- WHAT YOU ARE ASKED TO DO:
Without the pictures, output the lines of the material from the very first through the one that holds "const line = d3.line().x(d".

- AVAILABLE DATA:
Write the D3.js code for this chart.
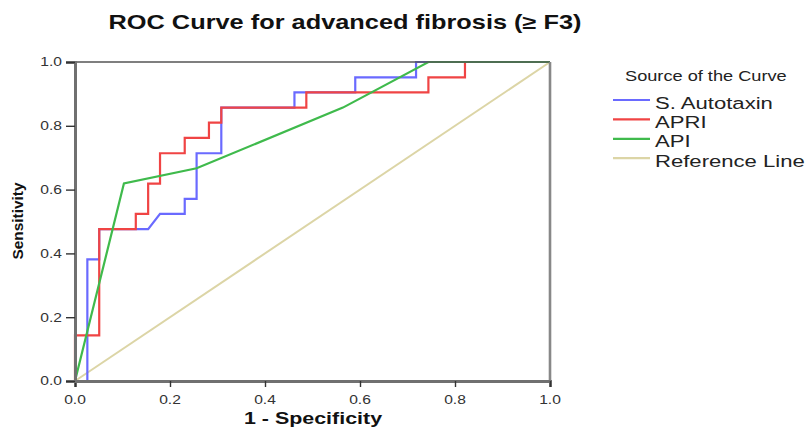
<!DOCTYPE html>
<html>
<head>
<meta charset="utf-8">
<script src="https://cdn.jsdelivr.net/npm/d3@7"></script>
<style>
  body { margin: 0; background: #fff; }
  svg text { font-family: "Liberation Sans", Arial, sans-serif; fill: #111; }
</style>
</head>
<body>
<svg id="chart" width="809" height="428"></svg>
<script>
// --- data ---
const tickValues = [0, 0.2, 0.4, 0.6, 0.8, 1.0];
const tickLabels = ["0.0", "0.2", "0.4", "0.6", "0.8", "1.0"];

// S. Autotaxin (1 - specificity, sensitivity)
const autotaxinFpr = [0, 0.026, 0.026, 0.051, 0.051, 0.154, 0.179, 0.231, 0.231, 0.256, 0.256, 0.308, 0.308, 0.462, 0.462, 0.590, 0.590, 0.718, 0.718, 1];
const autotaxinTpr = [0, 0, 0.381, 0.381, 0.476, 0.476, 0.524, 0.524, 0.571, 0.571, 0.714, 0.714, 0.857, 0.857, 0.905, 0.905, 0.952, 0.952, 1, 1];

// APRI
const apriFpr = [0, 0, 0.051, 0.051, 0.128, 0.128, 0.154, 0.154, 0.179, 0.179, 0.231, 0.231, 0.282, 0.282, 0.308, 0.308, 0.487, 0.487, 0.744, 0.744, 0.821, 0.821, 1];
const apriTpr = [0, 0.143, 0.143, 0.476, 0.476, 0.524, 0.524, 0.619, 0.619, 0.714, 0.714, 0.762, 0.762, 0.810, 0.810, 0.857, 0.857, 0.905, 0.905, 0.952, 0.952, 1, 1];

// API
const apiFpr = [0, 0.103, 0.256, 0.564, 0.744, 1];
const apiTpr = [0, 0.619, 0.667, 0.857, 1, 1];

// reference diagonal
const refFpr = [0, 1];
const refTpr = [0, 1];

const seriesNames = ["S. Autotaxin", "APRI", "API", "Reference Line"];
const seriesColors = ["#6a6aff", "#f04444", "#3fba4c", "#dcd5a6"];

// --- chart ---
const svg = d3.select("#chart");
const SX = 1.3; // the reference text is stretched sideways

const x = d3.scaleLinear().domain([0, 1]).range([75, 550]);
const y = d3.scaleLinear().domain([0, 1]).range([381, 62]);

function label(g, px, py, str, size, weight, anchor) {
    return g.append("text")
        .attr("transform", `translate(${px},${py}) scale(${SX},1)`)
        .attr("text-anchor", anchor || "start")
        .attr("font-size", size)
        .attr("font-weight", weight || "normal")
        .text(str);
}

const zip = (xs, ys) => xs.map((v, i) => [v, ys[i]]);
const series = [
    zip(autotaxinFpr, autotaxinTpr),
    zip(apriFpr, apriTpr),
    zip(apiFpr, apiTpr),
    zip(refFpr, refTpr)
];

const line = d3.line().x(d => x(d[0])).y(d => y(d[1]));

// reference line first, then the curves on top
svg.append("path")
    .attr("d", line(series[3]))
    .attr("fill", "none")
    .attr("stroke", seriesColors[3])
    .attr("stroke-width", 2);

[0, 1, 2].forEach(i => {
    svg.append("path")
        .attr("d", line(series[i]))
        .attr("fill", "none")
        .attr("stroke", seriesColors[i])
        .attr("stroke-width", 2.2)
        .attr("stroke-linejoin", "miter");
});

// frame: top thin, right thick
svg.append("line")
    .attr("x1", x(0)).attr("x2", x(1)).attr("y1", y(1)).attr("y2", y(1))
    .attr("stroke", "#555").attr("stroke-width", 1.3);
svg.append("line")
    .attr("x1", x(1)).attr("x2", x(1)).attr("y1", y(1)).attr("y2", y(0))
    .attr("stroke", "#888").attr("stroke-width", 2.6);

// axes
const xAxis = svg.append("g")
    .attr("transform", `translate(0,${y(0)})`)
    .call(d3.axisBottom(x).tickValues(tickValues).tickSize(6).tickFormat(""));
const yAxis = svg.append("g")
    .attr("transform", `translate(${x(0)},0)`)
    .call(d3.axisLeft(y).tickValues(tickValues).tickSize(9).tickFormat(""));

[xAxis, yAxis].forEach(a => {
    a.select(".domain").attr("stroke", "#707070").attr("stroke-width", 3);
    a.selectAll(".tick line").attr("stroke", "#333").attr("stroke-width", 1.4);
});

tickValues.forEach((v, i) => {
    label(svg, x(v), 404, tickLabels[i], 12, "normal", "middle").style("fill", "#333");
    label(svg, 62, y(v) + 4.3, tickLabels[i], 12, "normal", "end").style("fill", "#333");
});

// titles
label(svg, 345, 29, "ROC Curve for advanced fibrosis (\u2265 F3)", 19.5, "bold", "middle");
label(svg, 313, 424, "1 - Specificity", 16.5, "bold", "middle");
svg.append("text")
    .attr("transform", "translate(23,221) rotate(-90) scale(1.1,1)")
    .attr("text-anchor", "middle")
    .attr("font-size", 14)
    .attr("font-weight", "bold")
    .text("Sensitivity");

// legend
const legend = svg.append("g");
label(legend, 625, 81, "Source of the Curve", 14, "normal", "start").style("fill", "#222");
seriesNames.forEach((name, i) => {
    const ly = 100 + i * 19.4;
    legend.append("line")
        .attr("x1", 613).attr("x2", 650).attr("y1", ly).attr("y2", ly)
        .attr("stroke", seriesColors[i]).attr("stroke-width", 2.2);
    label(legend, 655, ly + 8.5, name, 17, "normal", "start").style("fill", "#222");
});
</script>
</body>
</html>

- THE REPLY:
Write the D3.js code for this chart.
<!DOCTYPE html>
<html>
<head>
<meta charset="utf-8">
<script src="https://cdn.jsdelivr.net/npm/d3@7"></script>
<style>
  body { margin: 0; background: #fff; }
  svg text { font-family: "Liberation Sans", Arial, sans-serif; fill: #111; }
</style>
</head>
<body>
<svg id="chart" width="809" height="428"></svg>
<script>
// --- data ---
const tickValues = [0, 0.2, 0.4, 0.6, 0.8, 1.0];
const tickLabels = ["0.0", "0.2", "0.4", "0.6", "0.8", "1.0"];

// S. Autotaxin (1 - specificity, sensitivity)
const autotaxinFpr = [0, 0.026, 0.026, 0.051, 0.051, 0.154, 0.179, 0.231, 0.231, 0.256, 0.256, 0.308, 0.308, 0.462, 0.462, 0.590, 0.590, 0.718, 0.718, 1];
const autotaxinTpr = [0, 0, 0.381, 0.381, 0.476, 0.476, 0.524, 0.524, 0.571, 0.571, 0.714, 0.714, 0.857, 0.857, 0.905, 0.905, 0.952, 0.952, 1, 1];

// APRI
const apriFpr = [0, 0, 0.051, 0.051, 0.128, 0.128, 0.154, 0.154, 0.179, 0.179, 0.231, 0.231, 0.282, 0.282, 0.308, 0.308, 0.487, 0.487, 0.744, 0.744, 0.821, 0.821, 1];
const apriTpr = [0, 0.143, 0.143, 0.476, 0.476, 0.524, 0.524, 0.619, 0.619, 0.714, 0.714, 0.762, 0.762, 0.810, 0.810, 0.857, 0.857, 0.905, 0.905, 0.952, 0.952, 1, 1];

// API
const apiFpr = [0, 0.103, 0.256, 0.564, 0.744, 1];
const apiTpr = [0, 0.619, 0.667, 0.857, 1, 1];

// reference diagonal
const refFpr = [0, 1];
const refTpr = [0, 1];

const seriesNames = ["S. Autotaxin", "APRI", "API", "Reference Line"];
const seriesColors = ["#6a6aff", "#f04444", "#3fba4c", "#dcd5a6"];

// --- chart ---
const svg = d3.select("#chart");
const SX = 1.3; // the reference text is stretched sideways

const x = d3.scaleLinear().domain([0, 1]).range([75, 550]);
const y = d3.scaleLinear().domain([0, 1]).range([381, 62]);

function label(g, px, py, str, size, weight, anchor) {
    return g.append("text")
        .attr("transform", `translate(${px},${py}) scale(${SX},1)`)
        .attr("text-anchor", anchor || "start")
        .attr("font-size", size)
        .attr("font-weight", weight || "normal")
        .text(str);
}

const zip = (xs, ys) => xs.map((v, i) => [v, ys[i]]);
const series = [
    zip(autotaxinFpr, autotaxinTpr),
    zip(apriFpr, apriTpr),
    zip(apiFpr, apiTpr),
    zip(refFpr, refTpr)
];

const line = d3.line().x(d => x(d[0])).y(d => y(d[1]));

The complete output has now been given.